Was the legal and administrative task of issuing a new policy complicated? Yes. But LifeUSA did not approach the challenge by attempting to make incremental changes to the existing system, but by focusing on the solution and creating a new system to achieve it. (Something that would also work to solve the problems with Social Security, Medicare and Medicaid.) Starting with the solution and working back, rather than with the problem and trying to work forward, LifeUSA broke each part of the process down to simple steps, but steps that were simple to do. And then we did them.
The result was a level of service provided by LifeUSA that was unmatched in the industry. And this played a key role in helping LifeUSA achieve unmatched growth as well. The payment of the $100 for failure to meet the 48-hour challenge was a rare occurrence, because home office personnel took pride in meeting the challenge and would go to great effort to avoid missing the benchmark of service.

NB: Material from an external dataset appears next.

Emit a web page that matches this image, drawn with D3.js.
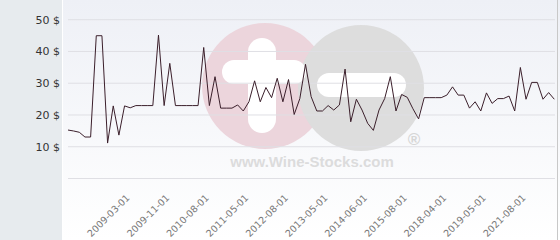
<!DOCTYPE html>
<html>
<head>
<meta charset="utf-8">
<script src="https://cdn.jsdelivr.net/npm/d3@7"></script>
<style>
  html, body { margin: 0; padding: 0; background: #fff; }
  svg { display: block; }
</style>
</head>
<body>
<div id="chart"></div>
<script>
// prices, one per point
const prices = [
  15.1, 14.8, 14.4, 12.9, 12.9, 44.8, 44.8, 11.0, 22.7, 13.5,
  22.7, 22.1, 22.8, 22.8, 22.8, 22.8, 45.0, 22.8, 36.1, 22.8,
  22.8, 22.8, 22.8, 22.8, 41.1, 22.8, 31.9, 22.0, 22.0, 22.0,
  23.0, 21.1, 24.0, 30.6, 24.0, 28.5, 25.3, 31.4, 24.0, 31.0,
  20.0, 25.0, 35.8, 25.6, 21.1, 21.1, 22.8, 21.4, 23.0, 34.3,
  17.7, 24.8, 21.4, 17.2, 15.0, 21.4, 25.0, 31.9, 21.1, 26.3,
  25.4, 21.8, 18.6, 25.3, 25.3, 25.3, 25.3, 26.1, 28.7, 26.1,
  26.1, 22.0, 24.0, 21.1, 26.8, 23.5, 25.0, 25.0, 25.8, 21.1,
  34.8, 24.8, 30.1, 30.1, 24.8, 26.9, 24.8
];
const dateLabels = ['2009-03-01', '2009-11-01', '2010-08-01', '2011-05-01', '2012-08-01',
  '2013-05-01', '2014-06-01', '2015-08-01', '2018-04-01', '2019-05-01', '2021-08-01'];
const yTicks = [10, 20, 30, 40, 50];

const W = 560, H = 240;
const svg = d3.select('#chart').append('svg')
  .attr('width', W).attr('height', H);

const defs = svg.append('defs');
const grad = defs.append('linearGradient').attr('id', 'bg')
  .attr('x1', 0).attr('y1', 0).attr('x2', 0).attr('y2', 1);
grad.append('stop').attr('offset', '0%').attr('stop-color', '#eef0f6');
grad.append('stop').attr('offset', '100%').attr('stop-color', '#ffffff');

// backgrounds
svg.append('rect').attr('x', 63).attr('y', 0).attr('width', W - 63).attr('height', H)
  .attr('fill', 'url(#bg)');
svg.append('rect').attr('x', 0).attr('y', 0).attr('width', 62).attr('height', H)
  .attr('fill', '#e7ebee');
svg.append('rect').attr('x', 557).attr('y', 0).attr('width', 1).attr('height', H)
  .attr('fill', '#c8c8c8');

const idx = d3.range(prices.length);
const x = d3.scalePoint().domain(idx).range([68, 554.3]);
const y = d3.scaleLinear().domain([0, 50]).range([178, 19.2]);

// watermark
const wm = svg.append('g');
wm.append('circle').attr('cx', 265).attr('cy', 86).attr('r', 63).attr('fill', '#ecd5dc');
wm.append('circle').attr('cx', 361).attr('cy', 88).attr('r', 63).attr('fill', '#dddddd');
wm.append('rect').attr('x', 248).attr('y', 38).attr('width', 28).attr('height', 95)
  .attr('rx', 14).attr('fill', '#ffffff');
wm.append('rect').attr('x', 222).attr('y', 60).attr('width', 84).attr('height', 24)
  .attr('rx', 12).attr('fill', '#ffffff');
wm.append('rect').attr('x', 317).attr('y', 73).attr('width', 89).attr('height', 24)
  .attr('rx', 12).attr('fill', '#ffffff');
wm.append('text').attr('x', 312).attr('y', 167).attr('text-anchor', 'middle')
  .attr('font-family', 'Liberation Sans, Arial, sans-serif').attr('font-weight', 'bold')
  .attr('font-size', 15).attr('fill', '#dcdcdc').text('www.Wine-Stocks.com');
wm.append('text').attr('x', 414).attr('y', 145).attr('text-anchor', 'middle')
  .attr('font-family', 'Liberation Sans, Arial, sans-serif').attr('font-weight', 'bold')
  .attr('font-size', 17).attr('fill', '#d6d6d6').text('®');

// grid + y labels
const yAxis = d3.axisLeft(y).tickValues([0].concat(yTicks))
  .tickSize(-(555 - 68)).tickFormat(d => d ? d + ' $' : '');
const gy = svg.append('g').attr('transform', 'translate(68,0)').call(yAxis);
gy.select('.domain').remove();
gy.selectAll('.tick line').attr('stroke', '#dfdfe4');
gy.selectAll('.tick text').attr('x', -8).attr('dy', '0.35em')
  .attr('font-family', 'DejaVu Sans, sans-serif').attr('font-size', 11).attr('fill', '#333');

// x labels
const labelIdx = dateLabels.map((d, i) => 10 + 7 * i);
const xAxis = d3.axisBottom(x).tickValues(labelIdx)
  .tickSize(0).tickFormat(d => dateLabels[labelIdx.indexOf(d)]);
const gx = svg.append('g').attr('transform', 'translate(3,196)').call(xAxis);
gx.select('.domain').remove();
gx.selectAll('.tick text')
  .attr('text-anchor', 'end').attr('x', 0).attr('y', 0).attr('dy', '0.35em')
  .attr('transform', 'rotate(-45)')
  .attr('font-family', 'DejaVu Sans, sans-serif').attr('font-size', 9.5).attr('fill', '#777');

// price line
const line = d3.line().x((d, i) => x(i)).y(d => y(d));
svg.append('path').datum(prices)
  .attr('d', line)
  .attr('fill', 'none')
  .attr('stroke', '#3b1f2b')
  .attr('stroke-width', 1);
</script>
</body>
</html>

The LifeUSA 48-hour challenge was an example of how a complicated problem can be made simple. The home office people knew exactly what the standards of good service were and the customers (the agents) knew what to expect. From a management perspective, the results of the 48-hour challenge were a simple way to measure the quality of service being provided.
Some would suggest that it was easy for a new company, with not much business, to offer this service, but very difficult for larger established companies. Not true. LifeUSA was still promising the 48-hour service 15 years later when receiving 5,000 applications a week, just as it had when receiving 50 a week.
The point here is that simple is better. When you focus on the problem, rather than the solution, the whole process becomes complex. The more you know about the problem – as with Social Security, Medicare and Medicaid – the more difficult it is to focus on and achieve a solution.
And the Moral of the Story …
The world is awash with complexity. For some, complexity is a defense against decisiveness or a disguise for insecurity and incompetence. Others are paralyzed by complexity forced upon them. Anyone has the ability to make simple things complicated, but it takes talent and confidence to make complicated things simple.
The irony is that the more one understands and focuses on the problem, the more difficult it is to find the solution. When it comes to problems, those with the deepest knowledge are inclined to tinker rather than transform. While those who focus on the simplicity of a solution are inclined to change the system to eliminate the problem. Those who succumb to or create complexity may manage the world, but those who neuter complexity with simplicity change the world.
There is a lot of competition on the road to success. The best way to pass by the traffic and achieve success is to differentiate what you offer that others do not. In today’s world, the best way for an individual to differentiate their ability is to take what others see as complicated and make it simple.